Jason Haas, partner and general manager at Paso Robles winery Tablas Creek Vineyard, published a blog post detailing why 100 percent tariffs would likely have a negative net impact on California wineries such as his.

Haas stated that the success of his business is dependent on the health of the three-tier system, specifically the distributors that operate within that network. “None of the 50-plus distributors that we work with represents exclusively domestic wines; all have a diverse portfolio including wines that will be impacted by the proposed tariffs,” he writes. “Many get the majority of their business from European wines. For those distributors, the proposed tariffs amount to a death sentence.”

With falling sales, Haas predicts that surviving distributors would react by trying to source new wines for their portfolio, as existing producers within their portfolio would not have the means to increase production in the short term.

“If they do look for wines from other parts of the world, they will inevitably be distracted by the massive task of finding these new producers, integrating them into their portfolio, and educating their sales team on their new items,” Haas writes. “That will mean less focus for us, not more.”

Ultimately, importers and distributors that are able to survive any potential tariffs will have to pass some of the burden along the distribution chain to restaurants and retail outlets. Those price increases might not present too much of an issue for locations that offer an array of wines from around the world, but for Europe-centric restaurants and wine shops, which already face a difficult profit-margin balancing act to cover expensive leases and operating costs, times will be tough.

What Wine Businesses and Consumers Can Do

Like Berk, many in the wine industry (including Haas) have written to the USTR to share their insights and opposition to the tariffs. Multiple food and drink media outlets have since followed suit. Consumers, too, are being urged to share their opposition by emailing local representatives and sharing comments on the USTR website,

At the time of publishing, the notices pertaining to the French and European wine tariffs have received more than 8,500 comments combined.

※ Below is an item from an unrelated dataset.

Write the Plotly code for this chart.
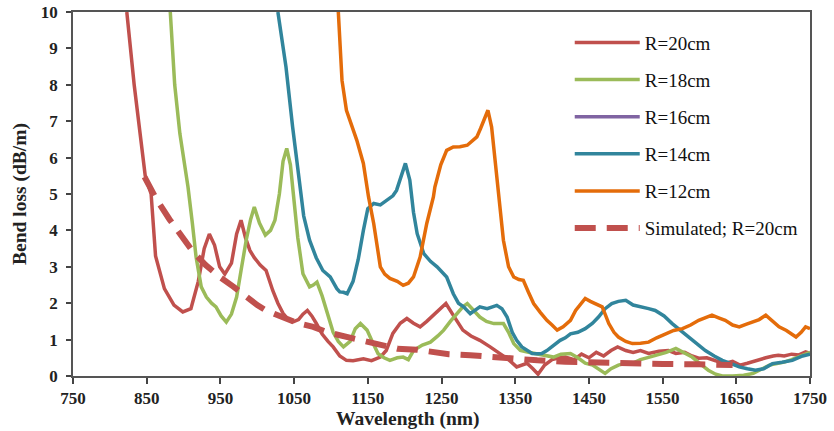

Commenters include fifth-generation wine importers, professionals with 35 years of wine industry experience, and family breadwinners, one of whom  states, “Simply put, if any new tariffs are implemented on French wines, I will lose my job and I will no longer be able to support my family.”

The deadline for submitting comments about the French wine tariffs is Jan. 6, 2020; and for European wine tariffs, Jan. 13, 2020. While reporting this feature, many wine industry professionals advocated for these efforts. Still, others are afraid it’s too late.

“My fear is that the comments that have been posted are falling on deaf ears because the people who are the real movers and shakers — the people who have lobbying power — most of them don’t know these tariffs even exist,” Carson Demmond, the owner of a wine distribution company based in Atlanta, Ga., says.

For Demmond, the fact that alcohol distribution operates in such a fractured system hinders it from gaining the type of lobbying traction that industries with much larger, national organizations hold.

Meanwhile, Demmond says: “The people who do know [the tariffs] exist are looking through this narrow scope of, ‘Oh, wine prices are going to increase and people are complaining about that?’ When really, it’s not about the wine prices. It’s about job losses. It’s about business closures. It’s about a huge loss in tax revenues at the state and federal level.”

According to figures from the U.S. Bureau of Labor Statistics, the U.S. wine industry currently employs more than 350,000 people across vineyards, wineries, wine and spirit wholesalers, and beer, wine, and liquor stores. This figure does not take into account the numerous workers in adjacent industries, including shipping, logistics, and warehousing; design and marketing firms; advertisers; media outlets, and more. All of these industries are connected through wine and face potentially serious repercussions from the impending tariffs.

Summarizing the American wine industry’s predicament, wine importer Corriher invokes Roman emperor and stoic philosopher Marcus Aurelius: “That which is not good for the bee-hive cannot be good for the bees.”